As you can see in the visualisation, last week’s incoming emails were consistent throughout the day, even with some extending late into the evening on Friday. As I work for a US-based company, my inbox often collects emails after UK work hours. The one thing I can visually see in this data collection is that my direct colleagues are great at not sending emails on the weekends unless it’s necessary.

While I set out to only look at calendar emails, I realized this week that the calendar emails often come along side a ‘case’ email, meaning that the calendar invite is only 1% of the process. The rest of the 99% is the prep that leads up to the meeting with the customer and that information is in the case email.
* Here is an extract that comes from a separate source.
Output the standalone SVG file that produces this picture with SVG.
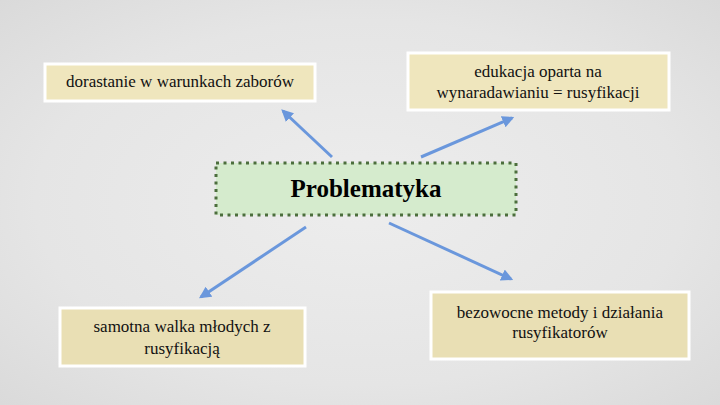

In hindsight, I should have also tracked how many case emails I received and even perhaps color coded the emails to relate to a specific customer meeting.

This reflection left me thinking back to the idea that “…’what counts’ as education when it comes to digital data is what can be counted” (Williamson, 2017, p. 46).

What if what counted for me was emails because this is one of the few things that can be counted in my work?

Or, alternatively, the number of meetings I attended? If this was the case, I would most likely have a poor performance.

Williamson, B. (2017). Big Data in Education: The Digital Future of Learning, Policy and Practice.

3 replies on “Thinking about emails”

Hi Lisa,
This is a really interesting post! Reading it I see the theme of ‘containers’ keeps coming up: containers for events (boxes to denote descrete email); containers of time (day; ‘time for work, time for me’) and conflict between containers (time zones); containers for work activity (separate computer and phone).
Someone remarked that ‘time’ was nature’s way of stopping everything happening at once. Are containers also a handy way of trying to get to grips with so many things happening (even if we know that even an email isn’t really a descrete thing but part of a bigger picture)?

Hi Lisa, this really makes me think about the things that can’t be counted or are more tricky to count. How can you assess the success of meetings? Can you measure how satisfied your clients were? I guess these aspects are far more important when it comes to “assessing performance” but a lot harder to collect.

‘I wanted to understand how many emails were coming in and going out as well as how many of those are related to calendar invites’

Making sense of email seems like a useful task, given it takes up so much of our time!

I really liked the simplicity of this visualisation. As I looked at it I was reminded of a seating map – the ones you sometimes see when booking a seat at a venue, back when people did such things! I suppose that makes a link to attending meetings!

‘One of the first things that I realized when embarking upon this week’s visualisation is that I am tied to the idea of when something happens in the data collected. Looking back, each one of my visualisations is related to a time interval.’

Useful observation I think. Quite a lot of the other visualisations are too, but it is not the only way people have been approaching this. It is useful to reflect a little on why time seems to be a core idea when we look to track our activities. Is it because data tracking is often about trying to achieve more efficiency? Are we obsessed about saving time? Maybe we are not sure where our time goes?

‘I try my best to have a work life balance – a time for work and a time for ‘me’.’

I wonder how your learning fits into this. Is your learning on this course categorised as ‘work’, or ‘me time’?

‘The one thing I can visually see in this data collection is that my direct colleagues are great at not sending emails on the weekends unless it’s necessary.’

Good etiquette! Although, I’m sending this comment on a Saturday 🙁

‘In hindsight, I should have also tracked how many case emails I received and even perhaps color coded the emails to relate to a specific customer meeting.’

This seems useful, in the sense that the visualisation has immediately revealed important ‘missing’ information. That could be a useful question that we always ask of data visualisations, before we act on the result?